**SHORT PROBLEM**
Repeat the listing in full. Nothing may be added or left out.

**SUPPLIED DATA**
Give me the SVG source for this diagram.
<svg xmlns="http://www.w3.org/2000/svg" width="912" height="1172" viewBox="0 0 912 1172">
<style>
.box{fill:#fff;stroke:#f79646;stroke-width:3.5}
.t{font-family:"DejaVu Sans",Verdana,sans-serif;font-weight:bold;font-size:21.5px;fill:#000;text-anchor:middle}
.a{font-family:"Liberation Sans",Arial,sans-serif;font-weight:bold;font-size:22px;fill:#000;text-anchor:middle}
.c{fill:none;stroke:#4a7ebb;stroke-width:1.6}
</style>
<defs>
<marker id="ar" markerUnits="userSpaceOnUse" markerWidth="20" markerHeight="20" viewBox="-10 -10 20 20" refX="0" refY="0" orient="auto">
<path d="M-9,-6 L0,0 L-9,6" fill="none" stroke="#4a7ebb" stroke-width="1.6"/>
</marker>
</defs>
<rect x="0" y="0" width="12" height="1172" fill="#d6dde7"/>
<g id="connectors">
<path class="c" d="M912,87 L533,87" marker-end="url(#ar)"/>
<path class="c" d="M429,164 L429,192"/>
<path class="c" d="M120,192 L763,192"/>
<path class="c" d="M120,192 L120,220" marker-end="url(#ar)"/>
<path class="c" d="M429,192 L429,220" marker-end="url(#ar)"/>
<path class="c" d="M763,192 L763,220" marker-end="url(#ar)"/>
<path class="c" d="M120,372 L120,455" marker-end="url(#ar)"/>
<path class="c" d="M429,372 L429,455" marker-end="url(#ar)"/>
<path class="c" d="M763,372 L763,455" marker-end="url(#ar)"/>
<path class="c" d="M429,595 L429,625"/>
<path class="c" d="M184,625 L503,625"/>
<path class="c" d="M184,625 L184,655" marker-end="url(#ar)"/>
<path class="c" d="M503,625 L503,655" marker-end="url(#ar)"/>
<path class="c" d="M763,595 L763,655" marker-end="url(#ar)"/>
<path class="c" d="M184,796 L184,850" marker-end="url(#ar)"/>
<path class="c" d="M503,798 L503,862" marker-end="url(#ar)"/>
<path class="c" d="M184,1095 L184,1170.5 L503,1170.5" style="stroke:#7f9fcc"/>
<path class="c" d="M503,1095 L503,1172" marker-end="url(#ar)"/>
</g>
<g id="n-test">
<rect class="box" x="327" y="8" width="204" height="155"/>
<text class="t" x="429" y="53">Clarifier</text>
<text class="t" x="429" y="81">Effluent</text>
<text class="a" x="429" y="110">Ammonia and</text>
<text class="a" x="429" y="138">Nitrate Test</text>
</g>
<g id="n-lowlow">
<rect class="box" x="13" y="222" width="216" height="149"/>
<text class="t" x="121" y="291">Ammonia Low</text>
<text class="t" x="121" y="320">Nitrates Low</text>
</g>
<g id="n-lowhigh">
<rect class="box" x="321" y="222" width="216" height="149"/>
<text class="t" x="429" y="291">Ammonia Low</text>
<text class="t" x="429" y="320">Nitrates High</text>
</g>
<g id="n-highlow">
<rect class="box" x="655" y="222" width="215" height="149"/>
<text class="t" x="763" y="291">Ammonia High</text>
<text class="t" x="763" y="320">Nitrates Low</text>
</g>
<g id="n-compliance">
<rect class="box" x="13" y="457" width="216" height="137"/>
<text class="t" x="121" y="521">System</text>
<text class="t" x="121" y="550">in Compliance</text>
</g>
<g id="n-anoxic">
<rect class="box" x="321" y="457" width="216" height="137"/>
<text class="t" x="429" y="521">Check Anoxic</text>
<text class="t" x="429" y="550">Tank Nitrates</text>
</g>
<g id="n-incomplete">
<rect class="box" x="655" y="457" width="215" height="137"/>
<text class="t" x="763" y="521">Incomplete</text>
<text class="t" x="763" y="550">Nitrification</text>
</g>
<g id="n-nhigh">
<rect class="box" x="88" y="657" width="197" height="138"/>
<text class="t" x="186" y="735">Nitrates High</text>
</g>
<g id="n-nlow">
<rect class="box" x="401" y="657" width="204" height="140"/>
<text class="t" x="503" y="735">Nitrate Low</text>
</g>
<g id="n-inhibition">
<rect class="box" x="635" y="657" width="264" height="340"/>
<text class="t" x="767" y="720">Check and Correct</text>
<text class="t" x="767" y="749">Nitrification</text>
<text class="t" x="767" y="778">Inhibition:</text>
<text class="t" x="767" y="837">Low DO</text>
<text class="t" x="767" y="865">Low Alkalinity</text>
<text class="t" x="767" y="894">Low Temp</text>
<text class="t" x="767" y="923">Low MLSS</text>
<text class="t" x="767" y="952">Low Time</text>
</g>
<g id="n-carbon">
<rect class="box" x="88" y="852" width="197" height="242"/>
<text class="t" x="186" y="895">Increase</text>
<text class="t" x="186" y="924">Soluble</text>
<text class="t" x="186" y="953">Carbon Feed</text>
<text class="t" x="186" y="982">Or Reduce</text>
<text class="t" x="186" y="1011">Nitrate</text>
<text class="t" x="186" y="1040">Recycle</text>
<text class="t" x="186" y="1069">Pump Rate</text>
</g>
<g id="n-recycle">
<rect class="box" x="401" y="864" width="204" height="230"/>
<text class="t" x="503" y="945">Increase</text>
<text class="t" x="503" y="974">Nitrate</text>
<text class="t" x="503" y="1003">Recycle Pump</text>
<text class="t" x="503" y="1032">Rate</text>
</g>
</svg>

**EXPECTED ANSWER**
Give me the SVG source for this diagram.
<svg xmlns="http://www.w3.org/2000/svg" width="912" height="1172" viewBox="0 0 912 1172">
<style>
.box{fill:#fff;stroke:#f79646;stroke-width:3.5}
.t{font-family:"DejaVu Sans",Verdana,sans-serif;font-weight:bold;font-size:21.5px;fill:#000;text-anchor:middle}
.a{font-family:"Liberation Sans",Arial,sans-serif;font-weight:bold;font-size:22px;fill:#000;text-anchor:middle}
.c{fill:none;stroke:#4a7ebb;stroke-width:1.6}
</style>
<defs>
<marker id="ar" markerUnits="userSpaceOnUse" markerWidth="20" markerHeight="20" viewBox="-10 -10 20 20" refX="0" refY="0" orient="auto">
<path d="M-9,-6 L0,0 L-9,6" fill="none" stroke="#4a7ebb" stroke-width="1.6"/>
</marker>
</defs>
<rect x="0" y="0" width="12" height="1172" fill="#d6dde7"/>
<g id="connectors">
<path class="c" d="M912,87 L533,87" marker-end="url(#ar)"/>
<path class="c" d="M429,164 L429,192"/>
<path class="c" d="M120,192 L763,192"/>
<path class="c" d="M120,192 L120,220" marker-end="url(#ar)"/>
<path class="c" d="M429,192 L429,220" marker-end="url(#ar)"/>
<path class="c" d="M763,192 L763,220" marker-end="url(#ar)"/>
<path class="c" d="M120,372 L120,455" marker-end="url(#ar)"/>
<path class="c" d="M429,372 L429,455" marker-end="url(#ar)"/>
<path class="c" d="M763,372 L763,455" marker-end="url(#ar)"/>
<path class="c" d="M429,595 L429,625"/>
<path class="c" d="M184,625 L503,625"/>
<path class="c" d="M184,625 L184,655" marker-end="url(#ar)"/>
<path class="c" d="M503,625 L503,655" marker-end="url(#ar)"/>
<path class="c" d="M763,595 L763,655" marker-end="url(#ar)"/>
<path class="c" d="M184,796 L184,850" marker-end="url(#ar)"/>
<path class="c" d="M503,798 L503,862" marker-end="url(#ar)"/>
<path class="c" d="M184,1095 L184,1170.5 L503,1170.5" style="stroke:#7f9fcc"/>
<path class="c" d="M503,1095 L503,1172" marker-end="url(#ar)"/>
</g>
<g id="n-test">
<rect class="box" x="327" y="8" width="204" height="155"/>
<text class="t" x="429" y="53">Clarifier</text>
<text class="t" x="429" y="81">Effluent</text>
<text class="a" x="429" y="110">Ammonia and</text>
<text class="a" x="429" y="138">Nitrate Test</text>
</g>
<g id="n-lowlow">
<rect class="box" x="13" y="222" width="216" height="149"/>
<text class="t" x="121" y="291">Ammonia Low</text>
<text class="t" x="121" y="320">Nitrates Low</text>
</g>
<g id="n-lowhigh">
<rect class="box" x="321" y="222" width="216" height="149"/>
<text class="t" x="429" y="291">Ammonia Low</text>
<text class="t" x="429" y="320">Nitrates High</text>
</g>
<g id="n-highlow">
<rect class="box" x="655" y="222" width="215" height="149"/>
<text class="t" x="763" y="291">Ammonia High</text>
<text class="t" x="763" y="320">Nitrates Low</text>
</g>
<g id="n-compliance">
<rect class="box" x="13" y="457" width="216" height="137"/>
<text class="t" x="121" y="521">System</text>
<text class="t" x="121" y="550">in Compliance</text>
</g>
<g id="n-anoxic">
<rect class="box" x="321" y="457" width="216" height="137"/>
<text class="t" x="429" y="521">Check Anoxic</text>
<text class="t" x="429" y="550">Tank Nitrates</text>
</g>
<g id="n-incomplete">
<rect class="box" x="655" y="457" width="215" height="137"/>
<text class="t" x="763" y="521">Incomplete</text>
<text class="t" x="763" y="550">Nitrification</text>
</g>
<g id="n-nhigh">
<rect class="box" x="88" y="657" width="197" height="138"/>
<text class="t" x="186" y="735">Nitrates High</text>
</g>
<g id="n-nlow">
<rect class="box" x="401" y="657" width="204" height="140"/>
<text class="t" x="503" y="735">Nitrate Low</text>
</g>
<g id="n-inhibition">
<rect class="box" x="635" y="657" width="264" height="340"/>
<text class="t" x="767" y="720">Check and Correct</text>
<text class="t" x="767" y="749">Nitrification</text>
<text class="t" x="767" y="778">Inhibition:</text>
<text class="t" x="767" y="837">Low DO</text>
<text class="t" x="767" y="865">Low Alkalinity</text>
<text class="t" x="767" y="894">Low Temp</text>
<text class="t" x="767" y="923">Low MLSS</text>
<text class="t" x="767" y="952">Low Time</text>
</g>
<g id="n-carbon">
<rect class="box" x="88" y="852" width="197" height="242"/>
<text class="t" x="186" y="895">Increase</text>
<text class="t" x="186" y="924">Soluble</text>
<text class="t" x="186" y="953">Carbon Feed</text>
<text class="t" x="186" y="982">Or Reduce</text>
<text class="t" x="186" y="1011">Nitrate</text>
<text class="t" x="186" y="1040">Recycle</text>
<text class="t" x="186" y="1069">Pump Rate</text>
</g>
<g id="n-recycle">
<rect class="box" x="401" y="864" width="204" height="230"/>
<text class="t" x="503" y="945">Increase</text>
<text class="t" x="503" y="974">Nitrate</text>
<text class="t" x="503" y="1003">Recycle Pump</text>
<text class="t" x="503" y="1032">Rate</text>
</g>
</svg>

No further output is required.